# Exercise aim
Take the lines from the beginning of the material through the line containing "from matplotlib.font_manager import" and retype them exactly, leaving the pictures out.

# Data lines
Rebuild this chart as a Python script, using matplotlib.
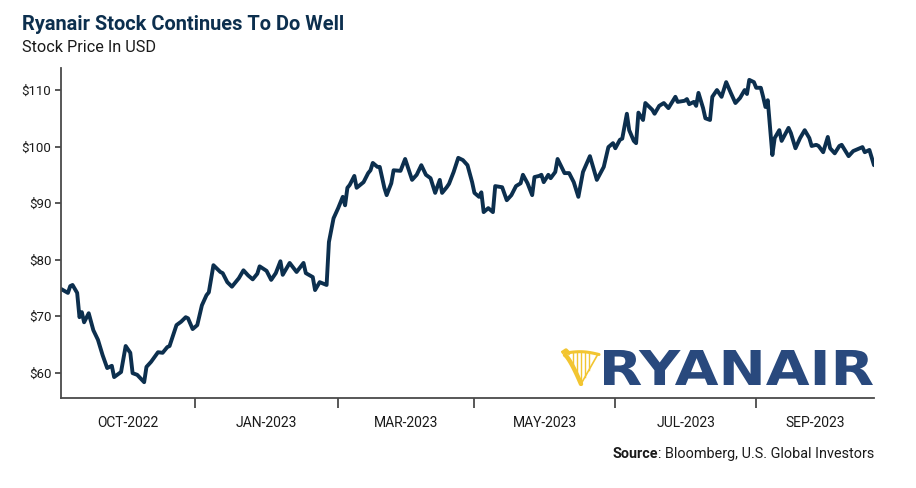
import numpy as np
import pandas as pd
import matplotlib
matplotlib.use("Agg")
import matplotlib.pyplot as plt
from matplotlib.textpath import TextPath
from matplotlib.patches import PathPatch
from matplotlib.font_manager import FontProperties

# donnees (jours depuis le debut, prix en USD)
debut = "2022-10-04"
jours = [0, 3, 4, 5, 7, 8, 9, 10, 12, 14, 16, 18, 20, 22, 23, 26, 28, 30, 31, 33,
         36, 37, 39, 42, 44, 46, 47, 50, 52, 54, 55, 57, 59, 61, 63, 64, 66, 69, 70, 72,
         74, 77, 79, 81, 83, 85, 86, 89, 91, 93, 95, 96, 99, 102, 105, 106, 109, 110, 112, 115,
         116, 118, 120, 122, 123, 124, 125, 127, 128, 131, 133, 134, 135, 137, 138, 140, 141, 143, 144, 147,
         149, 152, 154, 156, 158, 160, 162, 164, 165, 167, 168, 170, 172, 174, 176, 178, 179, 181, 182, 183,
         185, 187, 188, 191, 193, 195, 197, 199, 200, 202, 204, 205, 207, 208, 209, 211, 212, 214, 215, 218,
         220, 222, 224, 226, 229, 232, 235, 237, 239, 240, 242, 243, 245, 246, 248, 249, 250, 252, 253, 256,
         257, 259, 261, 263, 266, 267, 270, 271, 272, 274, 275, 276, 278, 279, 281, 282, 284, 286, 288, 290,
         292, 294, 296, 297, 298, 300, 301, 303, 304, 305, 306, 308, 309, 311, 312, 315, 316, 318, 320, 322,
         324, 325, 327, 328, 330, 332, 333, 335, 337, 338, 341, 343, 347, 348, 350, 352]
prix = [74.8, 74.1, 75.3, 75.5, 74.1, 69.8, 70.7, 68.9, 70.5, 67.5, 65.8, 63.1, 60.8, 61.2, 59.2, 60.1, 64.7, 63.5, 59.9, 59.6,
        58.3, 61.0, 61.9, 63.6, 63.5, 64.5, 64.7, 68.4, 69.0, 69.8, 69.6, 67.7, 68.4, 71.9, 73.7, 74.2, 79.0, 77.8, 77.6, 76.0,
        75.2, 76.7, 78.1, 77.2, 76.5, 77.5, 78.8, 78.0, 76.4, 77.6, 79.7, 77.3, 79.4, 77.8, 79.4, 77.6, 76.9, 74.6, 76.0, 75.5,
        83.1, 87.3, 89.1, 91.1, 89.6, 92.7, 93.2, 94.8, 92.7, 93.7, 95.3, 95.8, 97.1, 96.4, 96.4, 92.7, 91.4, 93.5, 95.8, 95.7,
        97.8, 94.1, 95.0, 96.7, 95.0, 94.4, 91.8, 94.1, 91.8, 92.8, 93.4, 95.5, 98.0, 97.6, 96.7, 93.7, 91.8, 91.1, 91.9, 88.4,
        89.1, 88.4, 93.0, 92.8, 90.5, 91.4, 93.0, 93.5, 95.0, 93.5, 91.4, 94.6, 94.8, 95.0, 93.7, 95.0, 94.4, 95.5, 97.8, 95.3,
        95.3, 93.7, 91.1, 95.5, 98.3, 94.1, 96.4, 99.9, 100.6, 99.7, 101.2, 101.4, 105.8, 102.9, 101.0, 100.6, 106.0, 104.7, 107.7, 106.5,
        105.8, 107.2, 107.7, 106.8, 108.8, 107.9, 108.1, 108.4, 107.5, 107.9, 107.2, 109.5, 106.8, 105.0, 104.7, 108.8, 110.0, 108.8, 111.4, 109.5,
        107.7, 108.6, 110.0, 109.3, 111.8, 111.4, 110.4, 110.4, 108.8, 107.0, 108.2, 98.5, 101.5, 102.9, 101.0, 103.3, 102.4, 99.7, 101.5, 102.9,
        101.5, 100.1, 100.3, 100.1, 99.0, 101.7, 99.7, 98.8, 100.1, 100.3, 98.3, 99.2, 99.9, 99.0, 99.4, 96.7]

limites_mois = ["2022-12-01", "2023-02-01", "2023-04-01", "2023-06-01", "2023-08-01"]
etiquettes_mois = ["OCT-2022", "JAN-2023", "MAR-2023", "MAY-2023", "JUL-2023", "SEP-2023"]
graduations_y = [60, 70, 80, 90, 100, 110]

police = ["Roboto", "DejaVu Sans"]
bleu_fonce = "#0c2f4e"
gris_axe = "#4a4a4a"

dates = pd.Timestamp(debut) + pd.to_timedelta(jours, unit="D")
limites = pd.to_datetime(limites_mois)
bords = [dates[0]] + list(limites) + [dates[-1]]
milieux = [bords[i] + (bords[i + 1] - bords[i]) / 2 for i in range(len(bords) - 1)]

fig = plt.figure(figsize=(9.16, 4.88), dpi=100)
ax = fig.add_axes([61 / 916, 90 / 488, 813 / 916, 330 / 488])

ax.plot(dates, prix, color=bleu_fonce, lw=2.8, solid_joinstyle="round", solid_capstyle="round")

ax.set_xlim(dates[0], dates[-1])
ax.set_ylim(55.5, 113.9)
ax.set_yticks(graduations_y)
ax.set_yticklabels(["${}".format(v) for v in graduations_y], family=police, fontsize=9.5, color="#1a1a1a")

ax.set_xticks(limites)
ax.set_xticklabels([])
ax.set_xticks(milieux, minor=True)
ax.set_xticklabels(etiquettes_mois, minor=True, family=police, fontsize=10, color="#1a1a1a")
ax.tick_params(axis="x", which="major", length=7, width=1.3, color=gris_axe)
ax.tick_params(axis="x", which="minor", length=0, pad=13)
ax.tick_params(axis="y", length=4, width=1.3, color=gris_axe, pad=3)

for s in ["top", "right"]:
    ax.spines[s].set_visible(False)
for s in ["left", "bottom"]:
    ax.spines[s].set_color(gris_axe)
    ax.spines[s].set_linewidth(1.3)

fig.text(22 / 916, 1 - 24 / 488, "Ryanair Stock Continues To Do Well", family=police,
         fontsize=14.4, fontweight="bold", color=bleu_fonce, va="center", ha="left")
fig.text(22 / 916, 1 - 48 / 488, "Stock Price In USD", family=police,
         fontsize=11.7, color="#1a1a1a", va="center", ha="left")

# source en bas a droite
t = fig.text(874 / 916, 1 - 454 / 488, ": Bloomberg, U.S. Global Investors", family=police,
             fontsize=10.4, color="#1a1a1a", va="center", ha="right")
fig.canvas.draw()
bb = t.get_window_extent()
fig.text(bb.x0 / 916, 1 - 454 / 488, "Source", family=police, fontsize=10.4,
         fontweight="bold", color="#1a1a1a", va="center", ha="right")

# logo ryanair : texte etire dans sa boite
ax_logo = fig.add_axes([604 / 916, (488 - 385) / 488, 269 / 916, 35 / 488])
chemin = TextPath((0, 0), "RYANAIR", prop=FontProperties(family="DejaVu Sans", weight="bold"))
ext = chemin.get_extents()
ax_logo.add_patch(PathPatch(chemin, fc="#29497d", ec="none"))
ax_logo.set_xlim(ext.x0, ext.x1)
ax_logo.set_ylim(ext.y0, ext.y1)
ax_logo.axis("off")

# harpe jaune
ax_harpe = fig.add_axes([561 / 916, (488 - 386) / 488, 40 / 916, 38 / 488])
jaune = "#f2c531"
th = np.linspace(0, 1, 30)
ax_harpe.plot(4 + 16 * th, 31 - 29 * th ** 1.3, color=jaune, lw=3.2, solid_capstyle="round")
ax_harpe.plot(5 + 33 * th, 33 + 2 * np.sin(np.pi * th) - 1.5 * th, color=jaune, lw=2.2, solid_capstyle="round")
ax_harpe.plot([20, 37], [2, 32], color=jaune, lw=1.2)
for xs in [12, 16, 20, 24, 28]:
    ax_harpe.plot([xs, xs], [34, 2 + (xs - 20) * 30 / 17 if xs > 20 else 31 - 29 * ((xs - 4) / 16) ** 1.3 + 2],
                  color=jaune, lw=1.0)
ax_harpe.plot([2, 5, 8], [34, 36, 33], color=jaune, lw=2.5)
ax_harpe.set_xlim(0, 40)
ax_harpe.set_ylim(0, 38)
ax_harpe.axis("off")

fig.savefig("out.png", dpi=100)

# Finished exercise
Rebuild this chart as a Python script, using matplotlib.
import numpy as np
import pandas as pd
import matplotlib
matplotlib.use("Agg")
import matplotlib.pyplot as plt
from matplotlib.textpath import TextPath
from matplotlib.patches import PathPatch
from matplotlib.font_manager import FontProperties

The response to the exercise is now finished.